Tim Schneider, Coach, Speaker, Author and Trainer from Aegis Learning

By Tim Schneider

For the past 25 plus years, I have been accused of making up words that fit a particular phenomenon or situation.

Guilty as charged.  Not even remotely sorry.

Possiblitarian (sees the possibility in everything) is my favorite.  Nocturnalist (late worker).  Clouder (someone who muddies every issue with volumes of crud).  Fauxcoach (fake helper).  Hypercontrarianism (opposes everything/all the time).  Employoration (decorative employee that contributes little but has a great looking title/office).  Strategery (borrowed from President G. W. Bush).  Painfully, those closest to me have to learn these strange combinations and be on the lookout to call out new ones.

Recently, I have had the opportunity to talk with and observe several people who are entrenched in survival mode.  They work every day.  They pay their bills.  They move from Monday to Friday in a kind of zombie-like precision of sameness.  Counting days until retirement vesting.  They are surviving. 

Don’t get me wrong; surviving is better than the alternative, but it is certainly not a great place to hangout for an extended period.  Humans are built for more than just survival and sameness.  We are wired for much, much greater things.

Which brings us to a new word:  Thrival. 

Thrival is creating an environment in which we are thriving or prepared to thrive.  Thriving is utilizing all of our capabilities, abilities, talents and emotion in doing something we want to do, not have to do.  We will always have “must dos” but directing them to a goal or desire will convert them into a part of thriving and not merely surviving.

Thrival is also a mindset.  Mindset are complex sets of beliefs, thoughts and attitudes that have a big impact on behavior.  A positive mindset will eliminate many self-defeating behaviors and create a path for desired outcomes.  They are also the antidote for negative cognitive biases.

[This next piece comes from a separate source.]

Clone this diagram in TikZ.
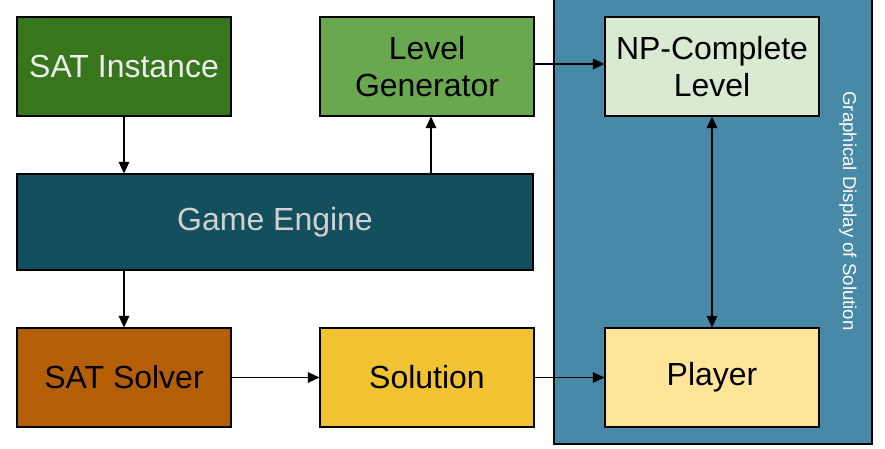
\documentclass[tikz,border=0pt]{standalone}
\usepackage{fontspec}
\setmainfont{Liberation Sans}
\usetikzlibrary{arrows.meta,positioning}
\definecolor{satgreen}{RGB}{56,118,29}
\definecolor{gengreen}{RGB}{106,168,79}
\definecolor{nplight}{RGB}{217,234,211}
\definecolor{enginedark}{RGB}{19,79,92}
\definecolor{solverbrown}{RGB}{180,95,6}
\definecolor{solyellow}{RGB}{241,194,50}
\definecolor{playerlight}{RGB}{255,229,153}
\definecolor{panelblue}{RGB}{72,137,168}
\tikzstyle{arrow} = [line width=0.7pt,-{Triangle[length=2.3mm,width=2.1mm]},color=black]
\tikzstyle{darrow} = [line width=0.7pt,{Triangle[length=2.3mm,width=2.1mm]}-{Triangle[length=2.3mm,width=2.1mm]},color=black]
\tikzstyle{block} = [rectangle, minimum width=4.28cm, minimum height=1.98cm, text centered, draw=black, line width=0.6pt, font=\fontsize{18.2}{21.5}\selectfont, align=center]

\begin{document}
\begin{tikzpicture}
\useasboundingbox (0,0) rectangle (17.7,8.98);
% display panel
\node (panel) [rectangle, draw=black, line width=0.6pt, fill=panelblue, minimum width=6.36cm, minimum height=8.96cm] at (14.26,4.58) {};
\node (paneltext) [rotate=-90, text=white, font=\fontsize{10.6}{12}\selectfont] at (16.96,4.76) {Graphical Display of Solution};

% blocks
\node (instance) [block, fill=satgreen, text=white!93!black] at (2.48,7.65) {SAT Instance};
\node (generator) [block, fill=gengreen] at (8.54,7.65) {Level\\Generator};
\node (level) [block, fill=nplight] at (14.24,7.65) {NP-Complete\\Level};
\node (engine) [block, fill=enginedark, text=white!82!black, minimum width=10.32cm, minimum height=1.92cm] at (5.5,4.54) {Game Engine};
\node (solver) [block, fill=solverbrown] at (2.48,1.43) {SAT Solver};
\node (solution) [block, fill=solyellow] at (8.54,1.43) {Solution};
\node (player) [block, fill=playerlight] at (14.24,1.43) {Player};

\draw[arrow] (instance.south) -- (instance.south |- engine.north);
\draw[arrow] ([xshift=0.08cm]engine.north -| generator.south) -- ([xshift=0.08cm]generator.south);
\draw[arrow] ([yshift=0.05cm]generator.east) -- ([yshift=0.05cm]level.west);
\draw[darrow] (level.south) -- (player.north);
\draw[arrow] (solver.north |- engine.south) -- (solver.north);
\draw[arrow] (solver.east) -- (solution.west);
\draw[arrow] (solution.east) -- (player.west);
\end{tikzpicture}
\end{document}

So the real challenge is how to move from survival to thrival.  This part is going to take a little work and dedication, but it is highly doable and all of us can accomplish these steps:

  1. Purpose

What do you want to do?  What makes you happy?  What are you good at?  What really inspires you and lights an internal fire in you?  Where is your passion?  What do you want to be when you grow up?

These are the questions to establish purpose.  Purpose is the target of thrival.  Ultimate thriving is the ability to live your purpose.  Once a purpose is established and visualized, you are well on your way to having a thrival mindset.

Dare to be great.  Dare to do what you want to do.  Dare to live the life you deserve and have dreamed about.  Dare to become the awesome human you are designed to be. 

  1. Visualize and Mind-Manage

The most difficult part of this process is to manage your own thoughts throughout this process.  The “can’ts”, “won’ts”, “nevers” and even worse will try to creep back into your mind.  These little creeps must be drowned out immediately and aggressively.  See your dream with clarity and order your self-talk to be supportive and encouraging.

  1. Alignment

A tougher analysis is looking at your daily activities and see how many align directly with your purpose.  Not all will but most should eventually.  The process of aligning activity with your purpose may also require that you set aside blocks of time to work towards your purpose and eliminate some activities that don’t connect and never will.  Explore options of some required tasks (outsourcing, delegating).  Create a chart of activities and draw lines to your purpose/thrival statement.

  1. Execution and Support

Now get to it.  Create a date certain and commit to living a life of thrival and not just surviving. 

You will also want to take a critical look at the people around us.  Make sure they are encouragers and not naysayers.  Yes, to live a life of thrival, your tribe may have to change a bit.

Best wishes on becoming a thrivalist (oh cool, another new word) and I look forward to hearing about your ongoing success.

Tim Schneider

Tim Schneider is the founder, CEO and lead facilitator for Aegis Learning.